— DATASET EXTRACT —
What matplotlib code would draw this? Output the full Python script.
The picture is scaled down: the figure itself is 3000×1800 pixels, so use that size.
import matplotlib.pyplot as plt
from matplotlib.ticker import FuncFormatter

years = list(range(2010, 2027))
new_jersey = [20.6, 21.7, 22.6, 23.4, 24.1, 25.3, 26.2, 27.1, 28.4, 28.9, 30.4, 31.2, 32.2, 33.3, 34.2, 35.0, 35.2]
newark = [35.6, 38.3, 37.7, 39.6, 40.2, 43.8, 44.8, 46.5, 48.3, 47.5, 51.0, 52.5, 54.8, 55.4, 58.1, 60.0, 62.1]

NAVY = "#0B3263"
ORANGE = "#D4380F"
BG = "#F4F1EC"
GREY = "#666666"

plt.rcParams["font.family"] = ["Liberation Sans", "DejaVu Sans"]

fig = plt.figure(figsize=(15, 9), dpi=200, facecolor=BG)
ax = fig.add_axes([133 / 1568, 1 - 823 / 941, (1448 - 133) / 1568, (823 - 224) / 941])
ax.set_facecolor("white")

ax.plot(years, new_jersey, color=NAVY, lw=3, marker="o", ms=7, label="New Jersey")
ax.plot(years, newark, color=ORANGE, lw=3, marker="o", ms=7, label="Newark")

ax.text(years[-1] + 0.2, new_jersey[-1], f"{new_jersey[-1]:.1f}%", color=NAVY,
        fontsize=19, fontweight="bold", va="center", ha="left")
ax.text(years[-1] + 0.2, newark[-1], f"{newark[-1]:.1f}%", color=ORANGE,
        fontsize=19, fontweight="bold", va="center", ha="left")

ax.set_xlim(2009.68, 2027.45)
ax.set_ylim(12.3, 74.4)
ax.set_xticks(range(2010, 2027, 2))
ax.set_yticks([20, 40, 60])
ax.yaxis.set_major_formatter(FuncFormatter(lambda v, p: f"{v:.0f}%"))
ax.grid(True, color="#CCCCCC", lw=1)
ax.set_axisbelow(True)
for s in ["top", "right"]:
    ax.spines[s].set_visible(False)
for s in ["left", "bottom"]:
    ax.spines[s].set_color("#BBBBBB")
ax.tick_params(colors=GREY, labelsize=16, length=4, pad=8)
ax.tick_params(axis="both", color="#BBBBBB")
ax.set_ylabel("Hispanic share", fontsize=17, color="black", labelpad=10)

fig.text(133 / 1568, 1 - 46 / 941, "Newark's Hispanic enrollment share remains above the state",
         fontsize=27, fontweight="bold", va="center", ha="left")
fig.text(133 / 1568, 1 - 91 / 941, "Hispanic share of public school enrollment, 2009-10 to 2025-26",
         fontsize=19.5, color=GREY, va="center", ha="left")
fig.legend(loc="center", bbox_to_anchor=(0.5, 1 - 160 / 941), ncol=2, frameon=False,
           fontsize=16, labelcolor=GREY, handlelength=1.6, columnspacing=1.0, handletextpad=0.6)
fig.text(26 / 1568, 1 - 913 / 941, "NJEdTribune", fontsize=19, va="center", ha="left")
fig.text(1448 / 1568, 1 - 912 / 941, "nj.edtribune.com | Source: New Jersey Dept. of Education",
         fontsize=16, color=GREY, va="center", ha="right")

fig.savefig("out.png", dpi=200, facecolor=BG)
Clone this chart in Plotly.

— CHALLENGE —
Starting at the line that contains "The picture is", repeat each line exactly, and stop after the line that contains "58.1, 60.0, 62.1]".

— WORKED ANSWER —
The picture is scaled down: the figure itself is 3000×1800 pixels, so use that size.
import matplotlib.pyplot as plt
from matplotlib.ticker import FuncFormatter

years = list(range(2010, 2027))
new_jersey = [20.6, 21.7, 22.6, 23.4, 24.1, 25.3, 26.2, 27.1, 28.4, 28.9, 30.4, 31.2, 32.2, 33.3, 34.2, 35.0, 35.2]
newark = [35.6, 38.3, 37.7, 39.6, 40.2, 43.8, 44.8, 46.5, 48.3, 47.5, 51.0, 52.5, 54.8, 55.4, 58.1, 60.0, 62.1]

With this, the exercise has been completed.